Mr Torrisi, who is survived by three children and five granddaughters, was a tireless campaigner and fundraiser for issues that he believed adversely affected others, last making newspaper headlines when a car rolled in his front garden on his 90th birthday.
“Of course, it happened to Mario,” daughter Yolanda said at her father’s home on Davidson St on Wednesday.
“We always used to call him ‘Mario the Media Man’ and only he knew how to get into the media with his lobbying, his issues of the day, anything that he was passionate about or working on.”
Ms Torrisi said her father escaped post-war Italy as an 18-year-old in 1951, settling in North Queensland where he worked as a canecutter in the Herbert River districts.
It was brutal, back-breaking work, punctuated by fruit picking in the slack in Shepparton, Victoria, where Mr Torrisi met his future wife, in the Christmas of 1961, marrying three weeks later.

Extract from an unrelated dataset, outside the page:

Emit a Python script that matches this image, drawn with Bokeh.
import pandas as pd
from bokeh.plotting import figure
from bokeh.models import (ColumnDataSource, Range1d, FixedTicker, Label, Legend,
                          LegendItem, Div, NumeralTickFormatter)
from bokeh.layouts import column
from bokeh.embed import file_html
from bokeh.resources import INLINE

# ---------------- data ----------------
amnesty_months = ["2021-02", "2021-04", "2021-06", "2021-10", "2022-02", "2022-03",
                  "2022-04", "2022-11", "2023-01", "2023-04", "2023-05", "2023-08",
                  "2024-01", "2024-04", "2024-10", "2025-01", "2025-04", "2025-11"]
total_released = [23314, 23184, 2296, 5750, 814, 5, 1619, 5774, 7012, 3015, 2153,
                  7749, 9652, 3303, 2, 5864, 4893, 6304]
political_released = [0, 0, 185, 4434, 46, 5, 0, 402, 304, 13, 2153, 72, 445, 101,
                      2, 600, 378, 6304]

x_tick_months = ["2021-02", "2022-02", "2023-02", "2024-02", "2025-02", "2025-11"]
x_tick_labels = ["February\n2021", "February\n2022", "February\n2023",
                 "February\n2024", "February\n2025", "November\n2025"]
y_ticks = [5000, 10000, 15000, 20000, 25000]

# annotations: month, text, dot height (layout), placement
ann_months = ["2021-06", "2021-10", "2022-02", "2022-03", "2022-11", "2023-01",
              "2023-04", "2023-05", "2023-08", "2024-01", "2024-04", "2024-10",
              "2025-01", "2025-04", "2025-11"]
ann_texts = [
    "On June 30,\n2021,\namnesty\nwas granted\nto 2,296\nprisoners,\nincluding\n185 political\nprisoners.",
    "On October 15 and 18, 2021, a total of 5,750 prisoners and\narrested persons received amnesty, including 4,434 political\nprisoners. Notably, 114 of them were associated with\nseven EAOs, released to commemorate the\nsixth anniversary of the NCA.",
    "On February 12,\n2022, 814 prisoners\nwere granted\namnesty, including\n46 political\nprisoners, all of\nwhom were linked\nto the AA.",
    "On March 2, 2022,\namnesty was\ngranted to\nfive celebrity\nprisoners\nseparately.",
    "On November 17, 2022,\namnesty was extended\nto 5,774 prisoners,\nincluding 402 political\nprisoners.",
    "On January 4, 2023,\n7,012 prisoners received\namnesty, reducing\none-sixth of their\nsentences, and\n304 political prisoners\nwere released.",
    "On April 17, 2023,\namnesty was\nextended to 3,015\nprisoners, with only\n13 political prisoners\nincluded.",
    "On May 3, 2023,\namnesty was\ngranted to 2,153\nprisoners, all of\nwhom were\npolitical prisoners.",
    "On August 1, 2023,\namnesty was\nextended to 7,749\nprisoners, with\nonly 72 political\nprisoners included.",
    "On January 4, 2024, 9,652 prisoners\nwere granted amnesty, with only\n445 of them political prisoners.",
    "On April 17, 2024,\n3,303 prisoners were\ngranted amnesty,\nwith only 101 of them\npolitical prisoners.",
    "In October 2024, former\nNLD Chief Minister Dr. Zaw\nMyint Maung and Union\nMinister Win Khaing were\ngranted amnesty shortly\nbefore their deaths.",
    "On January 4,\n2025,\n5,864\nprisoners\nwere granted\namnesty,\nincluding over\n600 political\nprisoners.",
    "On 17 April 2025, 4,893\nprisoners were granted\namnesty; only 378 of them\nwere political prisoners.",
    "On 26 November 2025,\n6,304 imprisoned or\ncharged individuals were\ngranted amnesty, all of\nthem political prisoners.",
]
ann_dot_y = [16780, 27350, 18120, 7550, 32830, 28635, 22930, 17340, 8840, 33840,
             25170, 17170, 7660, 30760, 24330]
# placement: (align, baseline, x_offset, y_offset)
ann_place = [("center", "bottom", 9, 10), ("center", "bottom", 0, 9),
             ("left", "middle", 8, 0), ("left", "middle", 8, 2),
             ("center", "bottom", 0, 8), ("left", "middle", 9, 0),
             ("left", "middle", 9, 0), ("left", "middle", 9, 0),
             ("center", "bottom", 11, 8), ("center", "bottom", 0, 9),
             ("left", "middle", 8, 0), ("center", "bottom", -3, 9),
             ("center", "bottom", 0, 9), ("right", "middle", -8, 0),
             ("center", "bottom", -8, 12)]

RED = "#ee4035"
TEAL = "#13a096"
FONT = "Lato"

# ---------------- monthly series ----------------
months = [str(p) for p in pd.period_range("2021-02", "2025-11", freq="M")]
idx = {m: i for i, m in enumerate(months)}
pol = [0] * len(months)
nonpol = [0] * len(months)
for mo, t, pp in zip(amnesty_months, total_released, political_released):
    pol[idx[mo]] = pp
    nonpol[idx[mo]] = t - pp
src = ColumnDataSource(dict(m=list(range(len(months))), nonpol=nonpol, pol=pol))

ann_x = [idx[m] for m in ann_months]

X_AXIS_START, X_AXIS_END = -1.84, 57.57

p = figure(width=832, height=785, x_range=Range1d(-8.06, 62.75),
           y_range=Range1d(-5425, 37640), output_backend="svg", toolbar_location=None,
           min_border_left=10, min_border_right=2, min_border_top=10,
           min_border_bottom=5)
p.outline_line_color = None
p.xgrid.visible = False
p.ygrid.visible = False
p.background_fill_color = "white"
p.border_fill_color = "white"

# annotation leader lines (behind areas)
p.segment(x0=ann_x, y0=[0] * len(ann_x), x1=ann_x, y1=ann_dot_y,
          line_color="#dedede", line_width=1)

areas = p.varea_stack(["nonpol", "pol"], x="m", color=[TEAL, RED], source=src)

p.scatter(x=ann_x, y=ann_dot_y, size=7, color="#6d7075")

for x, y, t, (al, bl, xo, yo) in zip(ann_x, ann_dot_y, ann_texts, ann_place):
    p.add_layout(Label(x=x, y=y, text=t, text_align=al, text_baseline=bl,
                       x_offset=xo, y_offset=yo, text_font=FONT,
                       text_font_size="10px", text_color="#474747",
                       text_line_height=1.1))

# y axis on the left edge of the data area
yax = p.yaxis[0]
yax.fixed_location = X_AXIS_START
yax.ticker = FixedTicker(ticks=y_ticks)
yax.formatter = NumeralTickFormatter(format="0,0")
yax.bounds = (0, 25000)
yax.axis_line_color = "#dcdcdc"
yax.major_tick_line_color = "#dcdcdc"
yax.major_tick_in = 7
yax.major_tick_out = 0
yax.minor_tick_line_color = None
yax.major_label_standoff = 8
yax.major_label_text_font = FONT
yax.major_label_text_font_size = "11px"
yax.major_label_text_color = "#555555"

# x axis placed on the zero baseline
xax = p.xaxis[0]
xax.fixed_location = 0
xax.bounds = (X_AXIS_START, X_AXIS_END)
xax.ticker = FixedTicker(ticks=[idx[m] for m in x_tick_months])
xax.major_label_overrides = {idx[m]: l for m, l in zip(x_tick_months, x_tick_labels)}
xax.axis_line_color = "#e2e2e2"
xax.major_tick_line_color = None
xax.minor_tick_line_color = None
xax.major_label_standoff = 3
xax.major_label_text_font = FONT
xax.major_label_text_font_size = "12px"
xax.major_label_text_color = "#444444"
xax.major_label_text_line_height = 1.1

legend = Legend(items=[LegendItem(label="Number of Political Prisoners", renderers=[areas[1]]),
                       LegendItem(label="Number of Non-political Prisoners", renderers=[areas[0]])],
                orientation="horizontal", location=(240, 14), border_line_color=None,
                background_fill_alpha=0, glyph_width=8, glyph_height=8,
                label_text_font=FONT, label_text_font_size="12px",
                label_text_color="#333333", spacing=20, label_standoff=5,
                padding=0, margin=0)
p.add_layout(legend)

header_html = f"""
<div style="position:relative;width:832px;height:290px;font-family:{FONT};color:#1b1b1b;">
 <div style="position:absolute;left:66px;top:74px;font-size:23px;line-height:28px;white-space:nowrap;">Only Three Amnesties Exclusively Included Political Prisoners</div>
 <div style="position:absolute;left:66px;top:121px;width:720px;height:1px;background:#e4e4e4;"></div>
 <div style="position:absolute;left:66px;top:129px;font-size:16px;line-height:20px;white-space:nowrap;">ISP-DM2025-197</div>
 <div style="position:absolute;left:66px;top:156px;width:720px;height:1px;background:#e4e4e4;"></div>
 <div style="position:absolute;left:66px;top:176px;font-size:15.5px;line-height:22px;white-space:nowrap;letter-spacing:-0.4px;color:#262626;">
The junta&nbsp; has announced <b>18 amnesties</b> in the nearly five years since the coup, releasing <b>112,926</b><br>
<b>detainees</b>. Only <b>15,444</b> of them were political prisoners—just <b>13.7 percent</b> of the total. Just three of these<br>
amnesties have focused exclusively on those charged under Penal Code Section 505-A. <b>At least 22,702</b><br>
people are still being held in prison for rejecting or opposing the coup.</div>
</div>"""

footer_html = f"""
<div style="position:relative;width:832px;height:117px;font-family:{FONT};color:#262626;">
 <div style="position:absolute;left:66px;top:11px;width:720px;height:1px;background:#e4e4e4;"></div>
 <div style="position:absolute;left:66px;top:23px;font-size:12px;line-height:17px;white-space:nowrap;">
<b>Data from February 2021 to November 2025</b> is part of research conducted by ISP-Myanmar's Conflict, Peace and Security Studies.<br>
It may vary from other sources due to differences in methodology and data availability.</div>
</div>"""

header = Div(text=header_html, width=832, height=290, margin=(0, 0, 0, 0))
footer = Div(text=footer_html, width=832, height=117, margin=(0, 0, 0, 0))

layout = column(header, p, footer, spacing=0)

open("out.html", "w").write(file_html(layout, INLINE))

Ms Torrisi said her father was a fiercely proud Australian with a love for “Queen Elizabeth, who gave him a safe haven and a safe home in one of her colonies”.

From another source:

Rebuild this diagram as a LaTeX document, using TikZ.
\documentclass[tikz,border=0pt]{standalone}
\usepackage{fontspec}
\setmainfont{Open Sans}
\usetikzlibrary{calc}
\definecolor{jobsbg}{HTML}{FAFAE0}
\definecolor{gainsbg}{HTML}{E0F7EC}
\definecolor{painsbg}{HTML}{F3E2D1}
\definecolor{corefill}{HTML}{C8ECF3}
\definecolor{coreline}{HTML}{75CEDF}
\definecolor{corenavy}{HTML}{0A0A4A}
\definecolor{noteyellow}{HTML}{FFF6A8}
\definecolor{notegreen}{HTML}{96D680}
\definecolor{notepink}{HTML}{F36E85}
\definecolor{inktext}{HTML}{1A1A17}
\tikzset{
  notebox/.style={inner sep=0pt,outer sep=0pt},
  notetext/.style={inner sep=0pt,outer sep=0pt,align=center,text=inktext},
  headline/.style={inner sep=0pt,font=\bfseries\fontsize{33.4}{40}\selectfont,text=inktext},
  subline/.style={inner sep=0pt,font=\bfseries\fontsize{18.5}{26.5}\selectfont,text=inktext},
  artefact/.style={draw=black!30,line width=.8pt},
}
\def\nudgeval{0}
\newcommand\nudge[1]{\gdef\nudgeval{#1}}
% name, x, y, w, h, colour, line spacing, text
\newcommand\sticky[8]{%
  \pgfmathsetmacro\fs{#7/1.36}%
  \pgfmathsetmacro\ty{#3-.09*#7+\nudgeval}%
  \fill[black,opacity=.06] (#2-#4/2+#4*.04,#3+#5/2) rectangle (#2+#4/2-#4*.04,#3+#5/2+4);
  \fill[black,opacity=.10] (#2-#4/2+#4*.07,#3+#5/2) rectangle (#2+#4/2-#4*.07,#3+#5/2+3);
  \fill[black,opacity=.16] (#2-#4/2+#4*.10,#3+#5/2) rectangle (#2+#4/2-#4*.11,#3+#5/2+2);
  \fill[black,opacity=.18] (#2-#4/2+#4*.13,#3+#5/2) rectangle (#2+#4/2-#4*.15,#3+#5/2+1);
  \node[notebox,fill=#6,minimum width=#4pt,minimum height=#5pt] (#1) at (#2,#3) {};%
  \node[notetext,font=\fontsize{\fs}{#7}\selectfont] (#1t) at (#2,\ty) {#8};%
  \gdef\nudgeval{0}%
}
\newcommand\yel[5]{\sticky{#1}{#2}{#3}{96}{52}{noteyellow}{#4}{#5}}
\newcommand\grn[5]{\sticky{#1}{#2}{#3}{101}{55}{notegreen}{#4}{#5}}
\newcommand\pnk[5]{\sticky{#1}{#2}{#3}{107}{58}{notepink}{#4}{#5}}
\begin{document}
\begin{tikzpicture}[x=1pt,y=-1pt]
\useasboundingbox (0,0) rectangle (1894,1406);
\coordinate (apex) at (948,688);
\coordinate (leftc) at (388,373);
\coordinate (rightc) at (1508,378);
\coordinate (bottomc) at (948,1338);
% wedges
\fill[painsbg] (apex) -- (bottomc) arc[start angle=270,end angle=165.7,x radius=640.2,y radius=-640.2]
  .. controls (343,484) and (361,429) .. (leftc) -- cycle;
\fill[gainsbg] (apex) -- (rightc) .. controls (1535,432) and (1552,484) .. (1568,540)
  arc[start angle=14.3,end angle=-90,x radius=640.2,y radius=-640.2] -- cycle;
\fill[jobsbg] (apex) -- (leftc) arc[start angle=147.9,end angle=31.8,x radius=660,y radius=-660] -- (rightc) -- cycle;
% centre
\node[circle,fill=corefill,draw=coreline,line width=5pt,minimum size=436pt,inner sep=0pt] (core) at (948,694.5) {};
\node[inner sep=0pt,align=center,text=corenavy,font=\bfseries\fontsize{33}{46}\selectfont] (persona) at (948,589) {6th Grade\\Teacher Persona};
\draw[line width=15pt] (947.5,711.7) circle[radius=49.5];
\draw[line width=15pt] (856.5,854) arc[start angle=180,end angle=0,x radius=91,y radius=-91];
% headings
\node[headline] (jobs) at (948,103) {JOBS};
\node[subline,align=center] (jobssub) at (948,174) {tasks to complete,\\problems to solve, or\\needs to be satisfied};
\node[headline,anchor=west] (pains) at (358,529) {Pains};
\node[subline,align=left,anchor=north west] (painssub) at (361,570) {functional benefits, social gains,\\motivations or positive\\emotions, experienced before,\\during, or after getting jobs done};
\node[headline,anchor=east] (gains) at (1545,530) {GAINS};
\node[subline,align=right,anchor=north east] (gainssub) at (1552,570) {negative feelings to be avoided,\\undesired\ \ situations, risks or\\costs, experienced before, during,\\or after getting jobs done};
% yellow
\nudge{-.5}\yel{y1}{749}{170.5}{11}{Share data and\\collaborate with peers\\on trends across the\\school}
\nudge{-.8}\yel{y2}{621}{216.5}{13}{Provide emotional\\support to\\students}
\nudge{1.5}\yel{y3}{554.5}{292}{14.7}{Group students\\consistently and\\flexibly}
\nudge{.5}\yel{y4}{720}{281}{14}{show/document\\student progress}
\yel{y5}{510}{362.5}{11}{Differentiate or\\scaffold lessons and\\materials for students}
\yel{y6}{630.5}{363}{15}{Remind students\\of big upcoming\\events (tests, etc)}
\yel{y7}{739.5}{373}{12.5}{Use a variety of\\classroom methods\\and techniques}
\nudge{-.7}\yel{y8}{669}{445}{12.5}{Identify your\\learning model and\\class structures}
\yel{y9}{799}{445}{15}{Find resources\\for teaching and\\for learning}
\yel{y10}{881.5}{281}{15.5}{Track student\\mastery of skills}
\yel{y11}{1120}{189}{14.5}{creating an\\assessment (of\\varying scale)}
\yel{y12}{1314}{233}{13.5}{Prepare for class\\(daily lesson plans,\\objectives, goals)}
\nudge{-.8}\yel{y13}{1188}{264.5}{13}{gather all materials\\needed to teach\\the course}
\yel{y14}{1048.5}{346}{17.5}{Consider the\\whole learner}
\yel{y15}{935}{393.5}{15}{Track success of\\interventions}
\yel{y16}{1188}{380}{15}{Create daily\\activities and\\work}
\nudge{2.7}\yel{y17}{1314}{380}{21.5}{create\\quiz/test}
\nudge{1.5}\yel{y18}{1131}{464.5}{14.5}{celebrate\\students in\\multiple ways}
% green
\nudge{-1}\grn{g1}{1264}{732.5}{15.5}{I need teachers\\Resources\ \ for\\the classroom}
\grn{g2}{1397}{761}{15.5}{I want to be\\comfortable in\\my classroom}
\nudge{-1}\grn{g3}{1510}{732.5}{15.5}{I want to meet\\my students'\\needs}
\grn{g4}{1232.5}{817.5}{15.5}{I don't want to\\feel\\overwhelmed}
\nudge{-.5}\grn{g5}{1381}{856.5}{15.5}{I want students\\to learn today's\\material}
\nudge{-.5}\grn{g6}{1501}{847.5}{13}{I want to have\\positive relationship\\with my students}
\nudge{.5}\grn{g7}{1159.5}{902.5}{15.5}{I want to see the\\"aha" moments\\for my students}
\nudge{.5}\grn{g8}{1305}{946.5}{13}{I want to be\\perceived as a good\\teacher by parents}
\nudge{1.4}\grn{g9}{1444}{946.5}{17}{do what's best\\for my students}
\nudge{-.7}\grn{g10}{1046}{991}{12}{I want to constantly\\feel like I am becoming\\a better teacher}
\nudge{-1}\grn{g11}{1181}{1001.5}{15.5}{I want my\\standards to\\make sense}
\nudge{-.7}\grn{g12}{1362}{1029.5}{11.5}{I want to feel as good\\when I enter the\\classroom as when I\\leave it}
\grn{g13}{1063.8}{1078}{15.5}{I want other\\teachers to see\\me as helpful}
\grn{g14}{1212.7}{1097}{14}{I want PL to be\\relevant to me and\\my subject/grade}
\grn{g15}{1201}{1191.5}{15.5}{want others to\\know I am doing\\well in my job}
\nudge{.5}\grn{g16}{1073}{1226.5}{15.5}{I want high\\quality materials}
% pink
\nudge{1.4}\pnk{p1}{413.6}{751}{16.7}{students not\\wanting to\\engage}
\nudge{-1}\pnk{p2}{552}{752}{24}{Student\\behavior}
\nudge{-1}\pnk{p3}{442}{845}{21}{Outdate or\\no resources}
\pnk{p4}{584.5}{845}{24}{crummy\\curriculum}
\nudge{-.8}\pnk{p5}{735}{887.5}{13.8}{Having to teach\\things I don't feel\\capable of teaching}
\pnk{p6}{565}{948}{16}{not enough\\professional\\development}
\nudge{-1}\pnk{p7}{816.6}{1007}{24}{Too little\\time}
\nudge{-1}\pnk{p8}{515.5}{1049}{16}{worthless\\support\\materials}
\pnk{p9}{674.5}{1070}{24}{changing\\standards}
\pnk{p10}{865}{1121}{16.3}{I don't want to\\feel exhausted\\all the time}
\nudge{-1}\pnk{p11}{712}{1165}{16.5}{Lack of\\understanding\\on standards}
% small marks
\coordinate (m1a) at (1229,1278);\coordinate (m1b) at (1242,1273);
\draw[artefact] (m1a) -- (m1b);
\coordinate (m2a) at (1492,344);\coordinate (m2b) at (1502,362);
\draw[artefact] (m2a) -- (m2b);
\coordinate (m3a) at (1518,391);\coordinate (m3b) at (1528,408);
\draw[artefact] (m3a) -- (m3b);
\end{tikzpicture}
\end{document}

“He was naturalised as a subject of the British Empire back then and he held that respect for the opportunities that this country and being an Australia gave him.”
Despite the poverty he had escaped in Sicily, he never forgot his homeland and was instrumental in erecting the Alpini Monument in the Keith Payne VC Ingham Botanical Gardens and the Rotary Park Clock gifted to the Hinchinbrook shire by the Ingham Sicilian Cultural Association, Ms Torrisi said.
Mr Torrisi, a staunch advocate for the ultimately successful relocation of the fruit bats from the memorial gardens, was also instrumental in the erection of the Canecutter Statue in Lannercost St.
For his efforts, as well as key involvement in the Italian and Maraka festivals in Ingham, Mr Torrisi was honoured for his achievements with an Individual Achievement Award by the Hinchinbrook
Shire Council on Australia Day in 2016. Mr Torrisi was again nominated for Hinchinbrook Shire Citizen of the Year Award this year, but fell ill just days before the ceremony.
He died peacefully on May 16.
“He only had a year 5 education, but he would help anybody who needed help,” Ms Torrisi said.
Federal MP Bob Katter attended the funeral service.
Hinchinbrook MP Nick Dametto said Mr Torrisi was a “community champion” and selfless man who not once asked for help for himself.
“Instead he used every conversation to advocate for others and improvements to the town of Ingham as a whole,” he said.
“I feel like Mario has already booked a meeting with the good Lord to make some suggestions.”